Quando as penas são diversas:
Aqui, o legislador se refere a situações em que a pena aplicada no exterior não é idêntica àquela prevista no Brasil. Nesse caso, a punição cumprida no estrangeiro não será diretamente deduzida da pena imposta no Brasil, mas será levada em consideração para atenuar a punição. Isso ocorre, por exemplo, quando os regimes de cumprimento de pena ou as formas de sanção aplicadas no exterior são substancialmente diferentes das previstas pela legislação brasileira. Nesse contexto, o juiz brasileiro deverá verificar a extensão e a natureza da pena cumprida fora do país e, com base nisso, reduzir a pena brasileira.
Quando as penas são idênticas:
Nesse caso, se o tipo de pena aplicada no estrangeiro for semelhante ao previsto no Brasil, a pena já cumprida será computada, ou seja, descontada integralmente da pena imposta no Brasil. Aqui, o objetivo é evitar que o condenado cumpra, de fato, uma punição superior àquela prevista em lei por conta de múltiplas condenações pelo mesmo crime.
2. Aplicação prática
Esse dispositivo ganha relevância em casos de crimes transnacionais ou cometidos por brasileiros fora do território nacional. Se um brasileiro comete um crime em um país estrangeiro e cumpre pena naquele país, ao ser condenado novamente no Brasil pelo mesmo crime (caso seja permitida essa condenação de acordo com o direito penal brasileiro), o tempo de pena cumprido no exterior deve ser levado em consideração conforme as diretrizes do artigo 8º.
3. Exemplo prático:
Se um brasileiro comete um crime de tráfico de drogas nos Estados Unidos e é condenado a uma pena de prisão de 5 anos, ao retornar ao Brasil ele poderá ser processado e condenado pelo mesmo crime. No entanto, se a pena aplicada no Brasil for idêntica àquela cumprida no exterior (por exemplo, também de 5 anos de reclusão), o tempo já cumprido nos EUA será descontado. Se as penas forem diversas (por exemplo, se a pena no Brasil for de multa), a pena cumprida nos Estados Unidos poderá ser usada para atenuar a sanção aplicada.
4. Doutrina
A doutrina majoritária aponta que o artigo 8º do Código Penal reflete uma preocupação com a cooperação jurídica internacional e a harmonização do cumprimento de penas em diferentes jurisdições. Guilherme de Souza Nucci destaca que a aplicação desse artigo visa equilibrar a justiça penal, evitando que o réu seja duplamente penalizado, além de garantir o respeito à soberania dos diferentes Estados.

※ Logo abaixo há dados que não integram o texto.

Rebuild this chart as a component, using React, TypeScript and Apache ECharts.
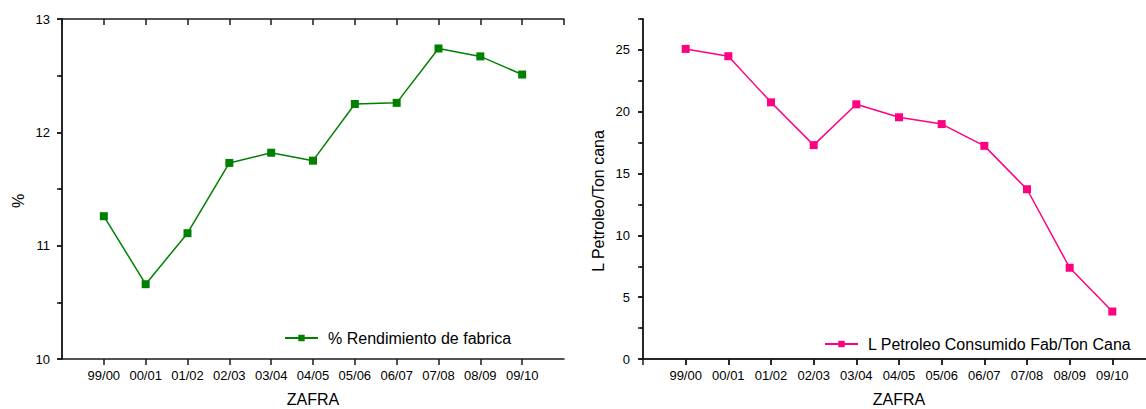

Cezar Roberto Bitencourt também comenta que esse dispositivo é uma expressão da busca por justiça no campo internacional, preservando o indivíduo de sanções excessivas e arbitrárias, uma vez que o cumprimento de penas no exterior já é, por si só, uma forma de punição que deve ser levada em consideração pelo Estado brasileiro.
5. Jurisprudência
A jurisprudência brasileira tem aplicado o artigo 8º de maneira uniforme. O Supremo Tribunal Federal (STF) e o Superior Tribunal de Justiça (STJ) já se manifestaram em diversas ocasiões a respeito da necessidade de reconhecimento do tempo de prisão cumprido no exterior.
Por exemplo, o STF já decidiu que o tempo de prisão cumprido no exterior deve ser integralmente computado na pena imposta no Brasil, quando idêntica, reforçando que o condenado não pode ser punido duplamente pelo mesmo fato. O STJ, por sua vez, já reconheceu que, mesmo quando as penas são diversas, a pena cumprida no estrangeiro pode levar à atenuação da pena imposta no Brasil, destacando a necessidade de analisar caso a caso.
6. Conclusão
O artigo 8º do Código Penal busca assegurar que uma pessoa condenada por um crime no exterior não seja punida de forma desproporcional ao ser julgada novamente no Brasil. A norma visa tanto à proteção do condenado quanto à observância do princípio do "non bis in idem", respeitando o tempo de pena já cumprido fora do país. É uma regra que reforça o caráter humanitário e justo da legislação penal brasileira, inserindo-a no contexto da cooperação penal internacional e no respeito aos direitos fundamentais dos indivíduos.